Karen Kwiatkowski: What Super Tuesday in Virginia really tells us

On March 6th, 5% of Virginia voters made the choice between a wealthy liberal from Massachusetts and a spunky Constitutionalist from Lake Jackson, Texas.

While losing the state, Ron Paul won in the counties of Warren, Buckingham, Alleghany, Craig, Montgomery, Pulaski, Floyd, Patrick, Surry, and the cities of Lynchburg, Charles City, Norfolk, Portsmouth, and the little town of Norton in the southwest corner.   Where you have retired veterans, active duty military, honest conservatives, farmers and young people, Ron Paul did well even though he had — and has — no support from the GOP itself.

Republican leaders throughout the Commonwealth, from Governor McDonnell on down, supported Mitt Romney.  Lt Gov Bill Boling was Romney’s state campaign chairman, for goodness sake!

The results on March 6th reveal some dark – if otherwise well-known – secrets:

1) The state GOP has forgotten the Republican creed, a creed that Ron Paul’s 2012 campaign lives and breathes.   Instead of solid conservatism, party leadership endorsed well-funded statist Mitt Romney, who has zero chance of defeating well-funded statist Barack Obama in eight months.

2) The Republican Party of Virginia can no longer count on Republicans to do the party’s bidding on demand.    RPV messaging, the governor’s blessing, and Bill Boling’s advocacy for Romney all failed to resonate.

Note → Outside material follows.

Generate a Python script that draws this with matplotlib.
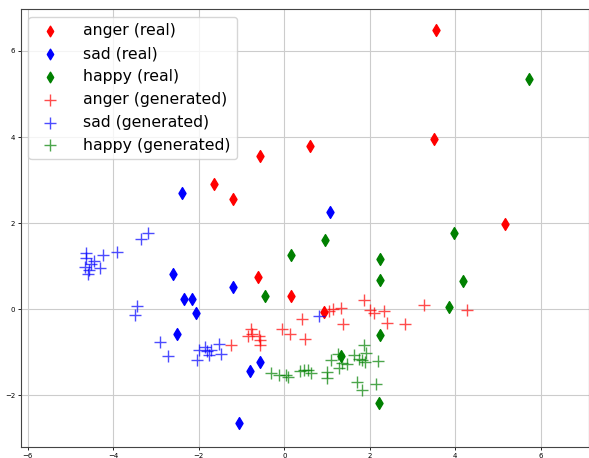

3) The biggest challenge the Republican Party faces to day isn’t excessive spending and borrowing.  Most of our elected Republicans, including the 6th District incumbent, are dedicated to a spend-and-borrow mindset, and have been for decades.  Instead, the fundamental challenge facing the GOP is how to bring Tea Party rebels, constitutional conservatives and the civil liberty wing of the old Republican Party back into the fold.

Four more years of burning Obama effigies in Washington might be enough reunite real conservatives with establishment Republicans.

Or not.  The GOP also has a huge problem in attracting younger members.  Ron Paul is the most popular Republican among the under-35-year-olds, by far.   But the sclerotic GOP can’t see the forest for the trees, and continues to eat its young.

Virginia’s Republican primary in the grand scheme of 2012 politics will be quickly forgotten.   But if the GOP is wise, it will study the real lessons of March 6th, and start paying attention to what is working, and what is not.

Karen Kwiatkowski, a conservative Mount Jackson cattle farmer and veteran, is challenging Bob Goodlatte in the Sixth District GOP primary on June 12.